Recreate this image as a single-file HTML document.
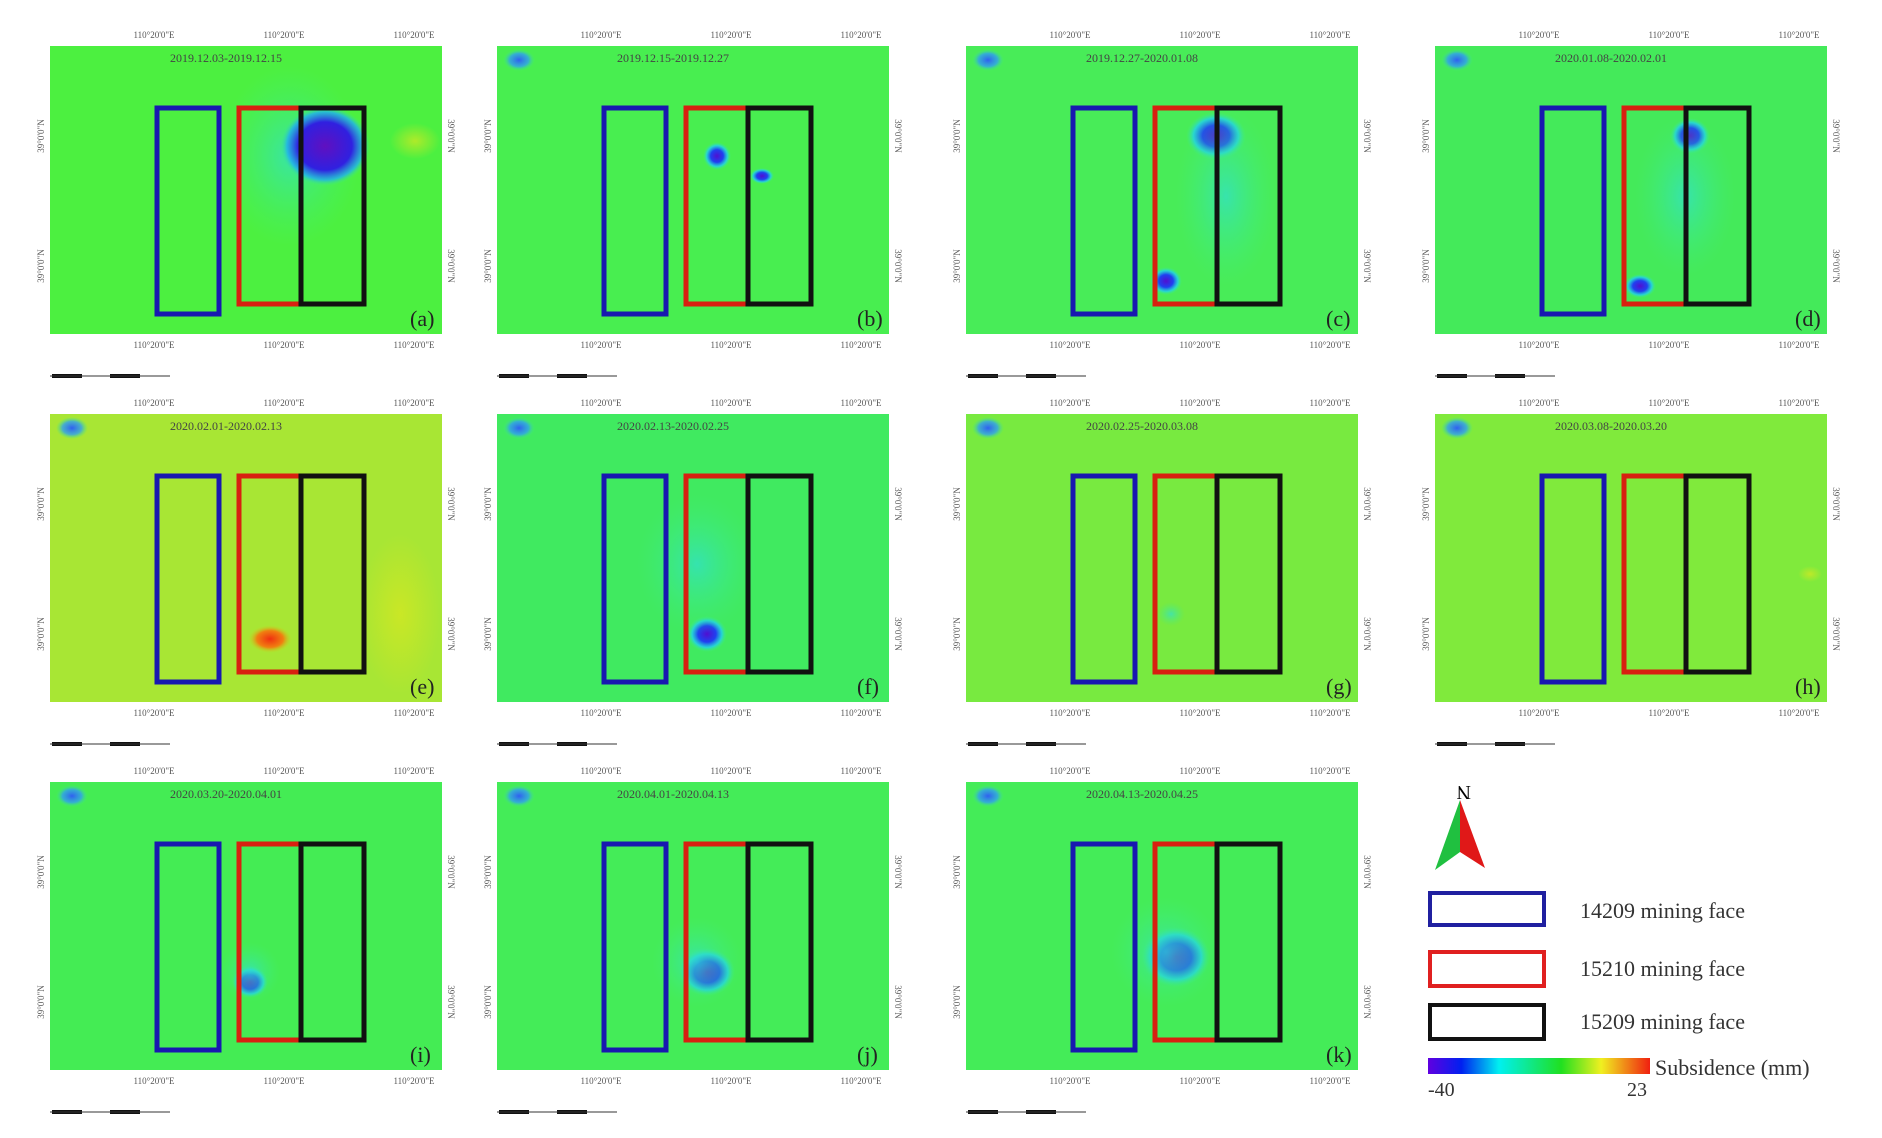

* * *

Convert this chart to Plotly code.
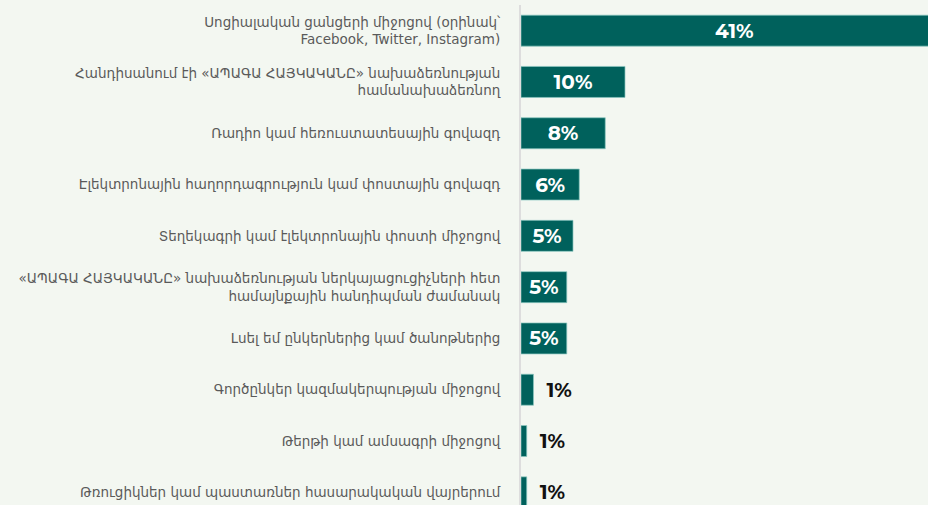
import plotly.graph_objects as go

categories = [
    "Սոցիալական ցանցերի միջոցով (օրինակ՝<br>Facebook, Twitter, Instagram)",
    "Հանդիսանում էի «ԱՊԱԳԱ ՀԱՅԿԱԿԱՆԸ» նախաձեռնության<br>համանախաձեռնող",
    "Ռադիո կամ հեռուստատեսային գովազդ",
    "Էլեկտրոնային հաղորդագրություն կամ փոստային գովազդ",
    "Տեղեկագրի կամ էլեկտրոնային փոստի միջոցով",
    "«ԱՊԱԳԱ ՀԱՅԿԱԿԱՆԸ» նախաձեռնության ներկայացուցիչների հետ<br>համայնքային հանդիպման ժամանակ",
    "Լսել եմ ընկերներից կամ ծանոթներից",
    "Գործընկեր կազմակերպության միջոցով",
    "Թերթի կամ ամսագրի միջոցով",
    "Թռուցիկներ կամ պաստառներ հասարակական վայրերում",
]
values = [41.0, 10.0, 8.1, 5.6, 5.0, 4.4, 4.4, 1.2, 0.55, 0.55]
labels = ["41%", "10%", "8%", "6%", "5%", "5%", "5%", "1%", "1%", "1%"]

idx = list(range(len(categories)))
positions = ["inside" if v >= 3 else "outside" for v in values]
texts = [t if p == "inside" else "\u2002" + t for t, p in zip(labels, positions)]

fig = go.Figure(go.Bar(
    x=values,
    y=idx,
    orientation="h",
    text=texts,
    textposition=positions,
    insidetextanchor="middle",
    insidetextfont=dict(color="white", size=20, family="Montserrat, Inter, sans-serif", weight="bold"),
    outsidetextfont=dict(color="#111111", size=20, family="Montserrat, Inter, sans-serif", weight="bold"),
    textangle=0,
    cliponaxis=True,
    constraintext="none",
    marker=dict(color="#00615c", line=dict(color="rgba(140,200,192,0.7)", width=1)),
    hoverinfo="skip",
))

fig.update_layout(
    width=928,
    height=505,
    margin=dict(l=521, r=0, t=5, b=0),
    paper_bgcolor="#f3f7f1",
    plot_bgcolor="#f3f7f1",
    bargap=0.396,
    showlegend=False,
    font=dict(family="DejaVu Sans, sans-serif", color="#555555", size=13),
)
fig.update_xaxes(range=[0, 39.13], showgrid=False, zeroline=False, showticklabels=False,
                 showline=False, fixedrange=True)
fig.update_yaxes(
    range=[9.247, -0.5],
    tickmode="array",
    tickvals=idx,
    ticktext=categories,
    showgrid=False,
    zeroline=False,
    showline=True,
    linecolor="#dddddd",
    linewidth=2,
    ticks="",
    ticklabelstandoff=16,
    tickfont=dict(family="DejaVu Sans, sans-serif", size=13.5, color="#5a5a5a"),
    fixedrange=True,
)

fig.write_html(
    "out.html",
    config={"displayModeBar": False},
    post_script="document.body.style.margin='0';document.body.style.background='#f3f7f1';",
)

* * *

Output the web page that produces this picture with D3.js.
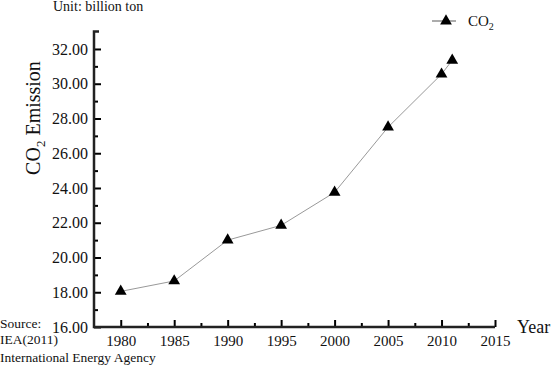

:: Requirement ::
The first line to copy holds "Convert this chart to Plotly code.", and the last holds "texts = [t if". Copy them and the lines between exactly, leaving out pictures.

:: Task solution ::
Convert this chart to Plotly code.
import plotly.graph_objects as go

categories = [
    "Սոցիալական ցանցերի միջոցով (օրինակ՝<br>Facebook, Twitter, Instagram)",
    "Հանդիսանում էի «ԱՊԱԳԱ ՀԱՅԿԱԿԱՆԸ» նախաձեռնության<br>համանախաձեռնող",
    "Ռադիո կամ հեռուստատեսային գովազդ",
    "Էլեկտրոնային հաղորդագրություն կամ փոստային գովազդ",
    "Տեղեկագրի կամ էլեկտրոնային փոստի միջոցով",
    "«ԱՊԱԳԱ ՀԱՅԿԱԿԱՆԸ» նախաձեռնության ներկայացուցիչների հետ<br>համայնքային հանդիպման ժամանակ",
    "Լսել եմ ընկերներից կամ ծանոթներից",
    "Գործընկեր կազմակերպության միջոցով",
    "Թերթի կամ ամսագրի միջոցով",
    "Թռուցիկներ կամ պաստառներ հասարակական վայրերում",
]
values = [41.0, 10.0, 8.1, 5.6, 5.0, 4.4, 4.4, 1.2, 0.55, 0.55]
labels = ["41%", "10%", "8%", "6%", "5%", "5%", "5%", "1%", "1%", "1%"]

idx = list(range(len(categories)))
positions = ["inside" if v >= 3 else "outside" for v in values]
texts = [t if p == "inside" else "\u2002" + t for t, p in zip(labels, positions)]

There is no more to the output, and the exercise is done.